▶ [WRITTEN TASK] Quote the listing below in full and exactly as written, but omit every picture.

━━ DATASET SECTION

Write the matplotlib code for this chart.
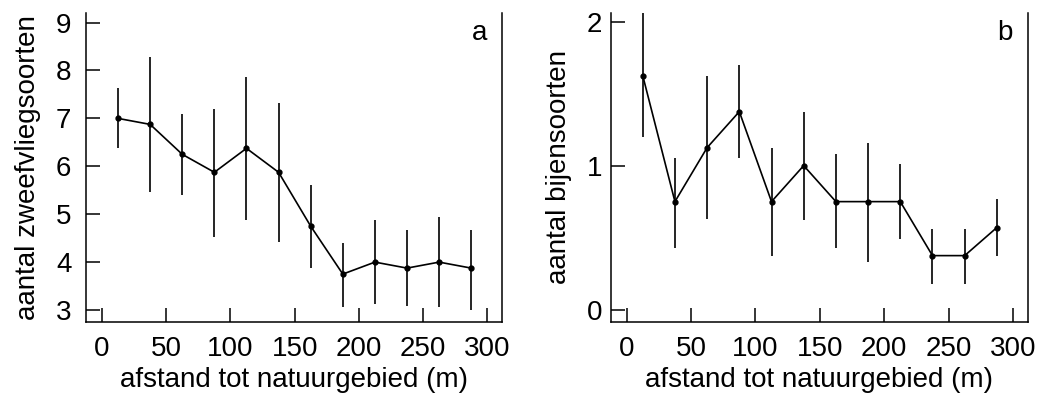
import matplotlib
matplotlib.use("Agg")
import matplotlib.pyplot as plt
import numpy as np

plt.rcParams['font.family'] = ['Liberation Sans', 'DejaVu Sans']

# afstand (m), midden van elke klasse
afstand = [12.5, 37.5, 62.5, 87.5, 112.5, 137.5, 162.5, 187.5, 212.5, 237.5, 262.5, 287.5]

# a: zweefvliegsoorten
zweef = [7.0, 6.875, 6.25, 5.875, 6.375, 5.875, 4.75, 3.75, 4.0, 3.875, 4.0, 3.875]
zweef_hi = [7.63, 8.28, 7.09, 7.20, 7.87, 7.32, 5.61, 4.39, 4.87, 4.67, 4.95, 4.67]
zweef_lo = [6.38, 5.47, 5.40, 4.53, 4.88, 4.41, 3.88, 3.07, 3.13, 3.08, 3.06, 3.01]

# b: bijensoorten
bijen = [1.625, 0.75, 1.125, 1.375, 0.75, 1.0, 0.75, 0.75, 0.75, 0.375, 0.375, 0.57]
bijen_hi = [2.2, 1.05, 1.62, 1.70, 1.12, 1.37, 1.08, 1.16, 1.01, 0.56, 0.56, 0.77]
bijen_lo = [1.20, 0.43, 0.63, 1.05, 0.37, 0.62, 0.43, 0.33, 0.49, 0.18, 0.18, 0.37]

fig = plt.figure(figsize=(10.43, 4.0), dpi=100)
ax1 = fig.add_axes([0.0825, 0.195, 0.399, 0.7725])
ax2 = fig.add_axes([0.5855, 0.195, 0.400, 0.7725])

FS = 20


def draw(ax, y, lo, hi, ylim, yticks, ylabel, letter, ypad):
    y = np.array(y)
    err = [y - np.array(lo), np.array(hi) - y]
    ax.errorbar(afstand, y, yerr=err, color='black', lw=1.2, elinewidth=1.2,
                capsize=0, marker='o', ms=3.5)
    ax.set_xlim(-12.4, 311.6)
    ax.set_ylim(*ylim)
    ax.set_xticks(range(0, 301, 50))
    ax.set_yticks(yticks)
    ax.tick_params(direction='in', length=10, width=1.1, labelsize=FS)
    ax.tick_params(axis='y', pad=ypad)
    ax.tick_params(axis='x', pad=10)
    ax.spines['top'].set_visible(False)
    for s in ['left', 'right', 'bottom']:
        ax.spines[s].set_linewidth(1.1)
    ax.set_xlabel('afstand tot natuurgebied (m)', fontsize=FS, labelpad=4)
    ax.set_ylabel(ylabel, fontsize=FS, labelpad=11)
    ax.text(0.945, 0.935, letter, transform=ax.transAxes, fontsize=FS,
            ha='center', va='center')


draw(ax1, zweef, zweef_lo, zweef_hi, (2.75, 9.2), range(3, 10),
     'aantal zweefvliegsoorten', 'a', 10.5)
draw(ax2, bijen, bijen_lo, bijen_hi, (-0.086, 2.06), [0, 1, 2],
     'aantal bijensoorten', 'b', 6)

fig.savefig('out.png', dpi=100)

━━━━

▶ [RESULT FOR THIS EXERCISE]
Write the matplotlib code for this chart.
import matplotlib
matplotlib.use("Agg")
import matplotlib.pyplot as plt
import numpy as np

plt.rcParams['font.family'] = ['Liberation Sans', 'DejaVu Sans']

# afstand (m), midden van elke klasse
afstand = [12.5, 37.5, 62.5, 87.5, 112.5, 137.5, 162.5, 187.5, 212.5, 237.5, 262.5, 287.5]

# a: zweefvliegsoorten
zweef = [7.0, 6.875, 6.25, 5.875, 6.375, 5.875, 4.75, 3.75, 4.0, 3.875, 4.0, 3.875]
zweef_hi = [7.63, 8.28, 7.09, 7.20, 7.87, 7.32, 5.61, 4.39, 4.87, 4.67, 4.95, 4.67]
zweef_lo = [6.38, 5.47, 5.40, 4.53, 4.88, 4.41, 3.88, 3.07, 3.13, 3.08, 3.06, 3.01]

# b: bijensoorten
bijen = [1.625, 0.75, 1.125, 1.375, 0.75, 1.0, 0.75, 0.75, 0.75, 0.375, 0.375, 0.57]
bijen_hi = [2.2, 1.05, 1.62, 1.70, 1.12, 1.37, 1.08, 1.16, 1.01, 0.56, 0.56, 0.77]
bijen_lo = [1.20, 0.43, 0.63, 1.05, 0.37, 0.62, 0.43, 0.33, 0.49, 0.18, 0.18, 0.37]

fig = plt.figure(figsize=(10.43, 4.0), dpi=100)
ax1 = fig.add_axes([0.0825, 0.195, 0.399, 0.7725])
ax2 = fig.add_axes([0.5855, 0.195, 0.400, 0.7725])

FS = 20


def draw(ax, y, lo, hi, ylim, yticks, ylabel, letter, ypad):
    y = np.array(y)
    err = [y - np.array(lo), np.array(hi) - y]
    ax.errorbar(afstand, y, yerr=err, color='black', lw=1.2, elinewidth=1.2,
                capsize=0, marker='o', ms=3.5)
    ax.set_xlim(-12.4, 311.6)
    ax.set_ylim(*ylim)
    ax.set_xticks(range(0, 301, 50))
    ax.set_yticks(yticks)
    ax.tick_params(direction='in', length=10, width=1.1, labelsize=FS)
    ax.tick_params(axis='y', pad=ypad)
    ax.tick_params(axis='x', pad=10)
    ax.spines['top'].set_visible(False)
    for s in ['left', 'right', 'bottom']:
        ax.spines[s].set_linewidth(1.1)
    ax.set_xlabel('afstand tot natuurgebied (m)', fontsize=FS, labelpad=4)
    ax.set_ylabel(ylabel, fontsize=FS, labelpad=11)
    ax.text(0.945, 0.935, letter, transform=ax.transAxes, fontsize=FS,
            ha='center', va='center')


draw(ax1, zweef, zweef_lo, zweef_hi, (2.75, 9.2), range(3, 10),
     'aantal zweefvliegsoorten', 'a', 10.5)
draw(ax2, bijen, bijen_lo, bijen_hi, (-0.086, 2.06), [0, 1, 2],
     'aantal bijensoorten', 'b', 6)

fig.savefig('out.png', dpi=100)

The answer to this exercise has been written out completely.